Not every member of the public was participating, mind. Many were there politely, observing, waiting to be assigned a duty. Walking around, taking this in as an exhibition seemed a bit off – it felt frowned upon, or facetious. The artist seemed to have co-opted the entrenched gallery conventions for her own purposes; the hush that pervades the white cube seemed to become the hush that accompanies a religious service. Clearly, what is taking place in 512 Hours is a ritual, of sorts; but one divorced totally from the tradition of [a] church. This is a secular service, but the congregation are no less spiritual for that. The perceived quality of the art, also, seems to depend on one’s predisposition to like it, in the same way as communion is only more than symbolism if it’s already been decided to be.
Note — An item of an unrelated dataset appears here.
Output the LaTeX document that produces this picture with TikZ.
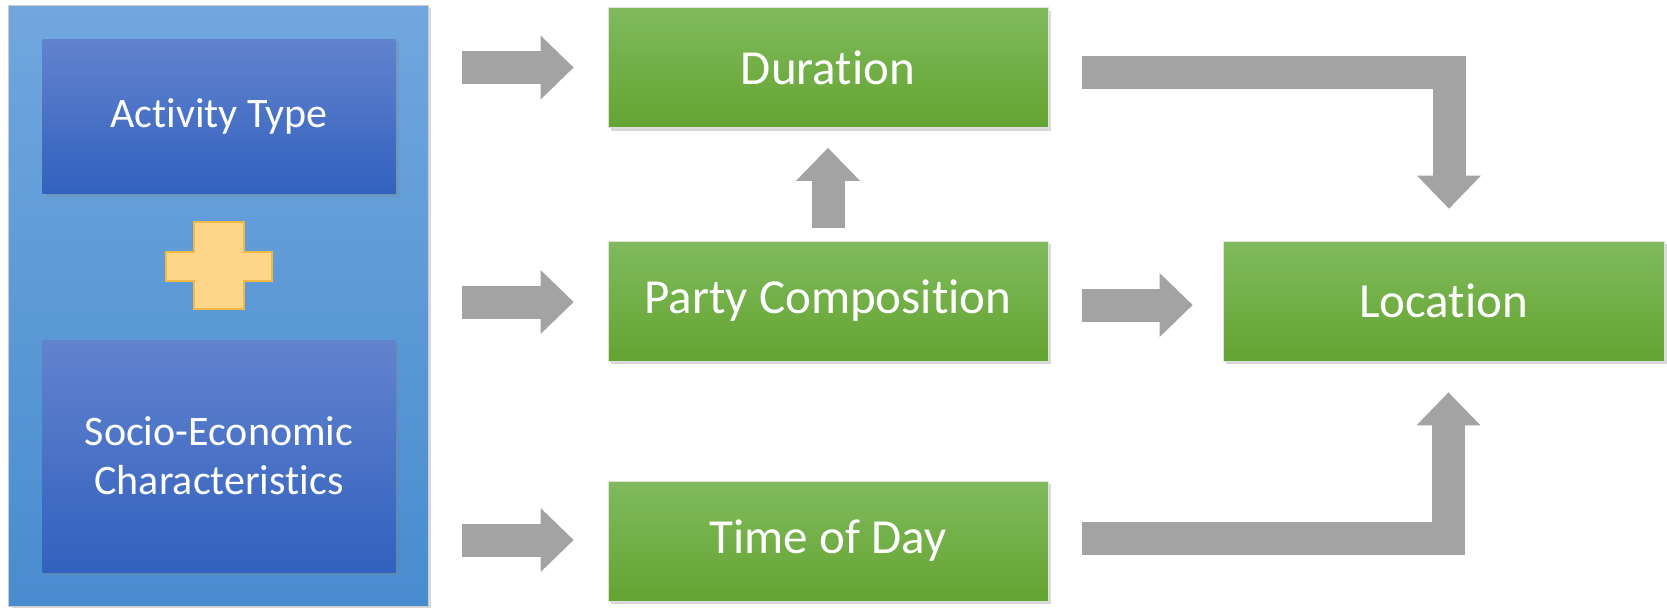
\documentclass[tikz,border=0pt]{standalone}
\usepackage{fontspec}
\setmainfont{Carlito}[Ligatures={NoCommon}]
\usetikzlibrary{arrows.meta,calc,shadows}
\definecolor{panelTop}{RGB}{112,167,222}
\definecolor{panelBot}{RGB}{72,140,207}
\definecolor{blueTop}{RGB}{98,131,206}
\definecolor{blueBot}{RGB}{50,97,190}
\definecolor{greenTop}{RGB}{128,186,92}
\definecolor{greenBot}{RGB}{100,164,50}
\definecolor{arrowGray}{RGB}{163,163,163}
\definecolor{plusFill}{RGB}{255,214,138}
\definecolor{plusEdge}{RGB}{240,185,70}
\begin{document}
\begin{tikzpicture}[x=0.5pt,y=-0.5pt,
  softshadow/.style={drop shadow={shadow xshift=1.5pt,shadow yshift=-1.5pt,opacity=0.3}},
  panelbox/.style={inner sep=0pt, top color=panelTop, bottom color=panelBot, draw=black!20, line width=0.4pt, softshadow},
  bluebox/.style={inner sep=0pt, minimum width=176.5pt, top color=blueTop, bottom color=blueBot, text=white, align=center, font=\fontsize{21}{24.5}\selectfont, softshadow},
  greenbox/.style={inner sep=0pt, minimum width=220pt, minimum height=60pt, top color=greenTop, bottom color=greenBot, draw=black!12, line width=0.4pt, text=white, font=\fontsize{24.5}{29}\selectfont, softshadow},
  plusshape/.style={fill=plusFill, draw=plusEdge, line width=0.8pt},
  blockarrow/.style={draw=arrowGray, line width=16.5pt, line join=miter, -{Triangle[length=16.5pt,width=32pt,line width=0pt]}}
]
\useasboundingbox (0,0) rectangle (1667,607);
\fill[white] (0,0) rectangle (1667,607);

\node[panelbox, minimum width=209.75pt, minimum height=300.5pt] (panel) at (218.25,305.5) {};
\node[bluebox, minimum height=77.25pt] (act) at (219,116.25) {\raisebox{-1.5pt}{Activity Type}};
\node[bluebox, minimum height=116pt] (soc) at (219,456) {Socio-Economic\\Characteristics};
\draw[plusshape] (194,222) -- (244,222) -- (244,252) -- (272,252) -- (272,281) -- (244,281) -- (244,309) -- (194,309) -- (194,281) -- (166,281) -- (166,252) -- (194,252) -- cycle;

\node[greenbox] (dur) at (828,67.5) {Duration};
\node[greenbox] (party) at (828,301) {\raisebox{-1.5pt}{Party Composition}};
\node[greenbox] (tod) at (828,541) {\raisebox{-2pt}{Time of Day}};
\node[greenbox, minimum width=220.5pt] (loc) at (1443.5,301) {\raisebox{-1pt}{Location}};

\draw[blockarrow] ($(panel.east|-dur.center)+(34,0)$) -- ($(dur.west)+(-34,0)$);
\draw[blockarrow] ($(panel.east|-party.center)+(34,1)$) -- ($(party.west)+(-34,1)$);
\draw[blockarrow] ($(panel.east|-tod.center)+(34,-1)$) -- ($(tod.west)+(-34,-1)$);
\draw[blockarrow] ($(party.north)+(0,-13)$) -- ($(dur.south)+(0,20)$);
\draw[blockarrow] ($(party.east)+(34,4)$) -- ($(loc.west)+(-30,4)$);
\draw[blockarrow] ($(dur.east)+(34,5)$) -| ($(loc.north)+(5.5,-32)$);
\draw[blockarrow] ($(tod.east)+(34,-3)$) -| ($(loc.south)+(5,31)$);
\end{tikzpicture}
\end{document}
And so it comes, in a way, back to the 10,000 hours; Marina Abramović has clearly been up to something for the last 40-odd years. The time put into her practice does translate, but not necessarily into more than the weight of authority. In this exhibition she becomes, as fully as any artist has, shaman, priest, sufi. The net effect depends on propensity for belief, or trust. Counting grains of rice is not something worth bothering with, yet the audience does because she tells them to. Whether it feels like a kind of brainwashing, psychic self-murder, or an opportunity to transcend the everyday through repetitive action hinges on a commitment to participation, and an internal decision made; do you find this sort of thing poignant, spiritual and emancipating, or a bit creepy? Engaging fully means relinquishing, for the duration of your visit, agency as an audience. To view the show, for there to be a show to view, requires deference to and respect for the artist as something other than artist. To accept Abramović as the kind of guide she’s trying to be is not for everyone. The reward, potentially, is a moment of stillness, meditation, peace. A real, Rothko style, ‘art-experience’.